(Extracted data entries)
______________________________

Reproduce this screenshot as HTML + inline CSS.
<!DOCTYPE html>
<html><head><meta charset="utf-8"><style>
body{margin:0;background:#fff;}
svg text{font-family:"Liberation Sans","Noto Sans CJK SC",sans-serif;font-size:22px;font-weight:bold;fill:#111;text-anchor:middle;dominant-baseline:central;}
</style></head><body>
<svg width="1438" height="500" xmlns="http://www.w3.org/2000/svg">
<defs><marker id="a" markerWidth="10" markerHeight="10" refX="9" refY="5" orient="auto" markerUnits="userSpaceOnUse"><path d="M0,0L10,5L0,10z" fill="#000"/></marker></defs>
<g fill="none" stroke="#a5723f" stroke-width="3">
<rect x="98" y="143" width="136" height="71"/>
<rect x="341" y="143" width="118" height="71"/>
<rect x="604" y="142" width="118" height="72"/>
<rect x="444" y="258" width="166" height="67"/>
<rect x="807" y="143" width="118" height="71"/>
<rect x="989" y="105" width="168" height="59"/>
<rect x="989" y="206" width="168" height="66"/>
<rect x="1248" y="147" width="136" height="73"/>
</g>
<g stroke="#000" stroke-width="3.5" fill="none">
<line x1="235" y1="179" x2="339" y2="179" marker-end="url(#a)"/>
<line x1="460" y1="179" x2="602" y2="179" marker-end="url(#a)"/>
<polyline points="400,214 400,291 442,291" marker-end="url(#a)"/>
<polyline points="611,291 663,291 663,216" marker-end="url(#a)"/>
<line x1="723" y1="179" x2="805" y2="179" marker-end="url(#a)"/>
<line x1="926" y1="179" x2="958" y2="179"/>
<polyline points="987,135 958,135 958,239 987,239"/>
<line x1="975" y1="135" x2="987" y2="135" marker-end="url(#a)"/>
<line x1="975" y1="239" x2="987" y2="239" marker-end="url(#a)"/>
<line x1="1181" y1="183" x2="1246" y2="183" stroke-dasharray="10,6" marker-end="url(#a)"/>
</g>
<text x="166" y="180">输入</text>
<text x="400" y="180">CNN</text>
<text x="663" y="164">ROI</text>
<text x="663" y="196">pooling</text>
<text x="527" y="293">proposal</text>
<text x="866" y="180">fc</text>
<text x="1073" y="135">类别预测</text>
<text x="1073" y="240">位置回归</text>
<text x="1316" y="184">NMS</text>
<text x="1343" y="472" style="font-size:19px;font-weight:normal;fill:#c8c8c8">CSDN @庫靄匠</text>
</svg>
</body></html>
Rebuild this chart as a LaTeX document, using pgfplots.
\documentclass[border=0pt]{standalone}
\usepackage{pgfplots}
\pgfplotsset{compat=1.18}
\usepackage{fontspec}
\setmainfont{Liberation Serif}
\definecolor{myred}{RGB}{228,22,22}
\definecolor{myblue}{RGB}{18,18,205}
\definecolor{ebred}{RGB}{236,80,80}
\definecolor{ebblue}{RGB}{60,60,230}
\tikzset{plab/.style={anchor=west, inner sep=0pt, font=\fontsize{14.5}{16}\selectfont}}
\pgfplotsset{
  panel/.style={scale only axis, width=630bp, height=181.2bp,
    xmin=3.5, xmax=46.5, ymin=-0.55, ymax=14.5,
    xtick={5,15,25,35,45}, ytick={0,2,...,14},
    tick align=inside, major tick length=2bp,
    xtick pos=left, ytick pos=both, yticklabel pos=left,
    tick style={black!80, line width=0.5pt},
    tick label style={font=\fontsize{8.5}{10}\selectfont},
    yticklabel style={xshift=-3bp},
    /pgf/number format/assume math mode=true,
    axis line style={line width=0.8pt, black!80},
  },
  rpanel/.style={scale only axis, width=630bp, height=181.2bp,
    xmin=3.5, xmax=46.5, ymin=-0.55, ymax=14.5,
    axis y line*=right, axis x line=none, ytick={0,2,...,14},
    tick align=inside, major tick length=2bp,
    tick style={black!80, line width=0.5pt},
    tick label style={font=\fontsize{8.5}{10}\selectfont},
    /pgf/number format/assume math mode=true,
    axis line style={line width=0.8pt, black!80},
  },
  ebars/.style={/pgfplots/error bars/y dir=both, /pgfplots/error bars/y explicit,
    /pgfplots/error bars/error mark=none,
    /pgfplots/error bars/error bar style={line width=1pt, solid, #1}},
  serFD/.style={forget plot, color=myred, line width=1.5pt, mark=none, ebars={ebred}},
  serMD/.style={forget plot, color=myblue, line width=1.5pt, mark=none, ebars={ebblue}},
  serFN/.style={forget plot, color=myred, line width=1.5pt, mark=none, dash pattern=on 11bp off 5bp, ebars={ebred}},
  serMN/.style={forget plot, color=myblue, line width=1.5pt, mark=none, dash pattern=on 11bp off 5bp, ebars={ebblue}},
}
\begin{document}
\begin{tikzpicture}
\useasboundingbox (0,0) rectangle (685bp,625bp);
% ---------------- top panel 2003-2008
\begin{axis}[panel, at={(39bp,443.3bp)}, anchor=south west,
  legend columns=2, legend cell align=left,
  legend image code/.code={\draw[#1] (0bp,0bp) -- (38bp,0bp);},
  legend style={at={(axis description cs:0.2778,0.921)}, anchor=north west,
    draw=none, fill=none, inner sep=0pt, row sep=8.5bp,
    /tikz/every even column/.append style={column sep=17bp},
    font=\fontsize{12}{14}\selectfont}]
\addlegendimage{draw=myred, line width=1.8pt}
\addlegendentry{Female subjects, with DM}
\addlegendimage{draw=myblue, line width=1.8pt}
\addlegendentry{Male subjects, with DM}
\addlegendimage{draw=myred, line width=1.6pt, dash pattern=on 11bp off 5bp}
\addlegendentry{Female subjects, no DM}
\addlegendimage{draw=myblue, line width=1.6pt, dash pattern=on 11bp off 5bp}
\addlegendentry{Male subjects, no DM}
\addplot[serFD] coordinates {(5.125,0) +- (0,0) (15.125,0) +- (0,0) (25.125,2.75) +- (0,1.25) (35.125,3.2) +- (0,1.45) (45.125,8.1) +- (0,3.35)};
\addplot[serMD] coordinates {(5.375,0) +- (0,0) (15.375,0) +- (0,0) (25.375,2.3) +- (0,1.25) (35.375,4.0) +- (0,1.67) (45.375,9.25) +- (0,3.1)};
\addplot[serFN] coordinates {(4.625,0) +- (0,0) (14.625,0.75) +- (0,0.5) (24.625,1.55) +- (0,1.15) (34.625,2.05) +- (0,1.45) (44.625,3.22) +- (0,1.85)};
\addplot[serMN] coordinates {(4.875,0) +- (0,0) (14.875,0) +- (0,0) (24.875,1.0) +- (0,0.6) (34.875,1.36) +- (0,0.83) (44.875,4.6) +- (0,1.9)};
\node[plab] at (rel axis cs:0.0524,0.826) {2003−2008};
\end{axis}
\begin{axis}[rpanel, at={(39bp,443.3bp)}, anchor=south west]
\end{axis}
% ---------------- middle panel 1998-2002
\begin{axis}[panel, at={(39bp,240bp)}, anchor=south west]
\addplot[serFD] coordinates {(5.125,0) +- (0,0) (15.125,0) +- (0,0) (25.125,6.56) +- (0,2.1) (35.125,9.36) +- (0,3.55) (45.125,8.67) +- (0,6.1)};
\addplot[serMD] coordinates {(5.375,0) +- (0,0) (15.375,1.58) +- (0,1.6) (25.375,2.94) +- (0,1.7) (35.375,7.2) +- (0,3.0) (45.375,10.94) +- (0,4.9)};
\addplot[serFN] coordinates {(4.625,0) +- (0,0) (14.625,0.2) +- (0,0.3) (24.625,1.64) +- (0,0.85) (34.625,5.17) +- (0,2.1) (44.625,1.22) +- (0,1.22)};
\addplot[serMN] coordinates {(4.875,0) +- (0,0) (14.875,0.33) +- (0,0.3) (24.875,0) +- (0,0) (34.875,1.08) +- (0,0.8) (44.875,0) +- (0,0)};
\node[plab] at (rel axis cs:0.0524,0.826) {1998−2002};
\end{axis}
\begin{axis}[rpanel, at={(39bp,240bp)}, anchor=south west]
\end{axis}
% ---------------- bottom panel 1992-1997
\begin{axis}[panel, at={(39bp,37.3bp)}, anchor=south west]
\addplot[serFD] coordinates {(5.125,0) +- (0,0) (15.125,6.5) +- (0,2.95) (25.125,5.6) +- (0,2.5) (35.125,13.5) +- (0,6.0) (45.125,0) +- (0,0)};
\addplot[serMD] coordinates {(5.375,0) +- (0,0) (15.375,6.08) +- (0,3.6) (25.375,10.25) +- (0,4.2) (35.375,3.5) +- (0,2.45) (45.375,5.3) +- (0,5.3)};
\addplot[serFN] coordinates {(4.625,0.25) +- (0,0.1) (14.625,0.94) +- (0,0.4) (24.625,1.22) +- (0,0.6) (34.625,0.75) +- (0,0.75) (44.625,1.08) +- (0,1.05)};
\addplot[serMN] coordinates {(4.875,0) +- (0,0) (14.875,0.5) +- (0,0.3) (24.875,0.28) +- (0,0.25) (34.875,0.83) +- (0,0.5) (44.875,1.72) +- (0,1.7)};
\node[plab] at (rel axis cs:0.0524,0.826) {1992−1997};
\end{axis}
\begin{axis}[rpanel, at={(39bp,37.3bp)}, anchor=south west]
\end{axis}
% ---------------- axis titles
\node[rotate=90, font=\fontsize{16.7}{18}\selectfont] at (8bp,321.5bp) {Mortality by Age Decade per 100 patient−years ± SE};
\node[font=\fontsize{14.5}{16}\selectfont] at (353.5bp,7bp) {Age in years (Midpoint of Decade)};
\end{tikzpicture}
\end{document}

______________________________

Work required »
Provide the number of lines in the entries that include "this", and no other text.

Task output »
2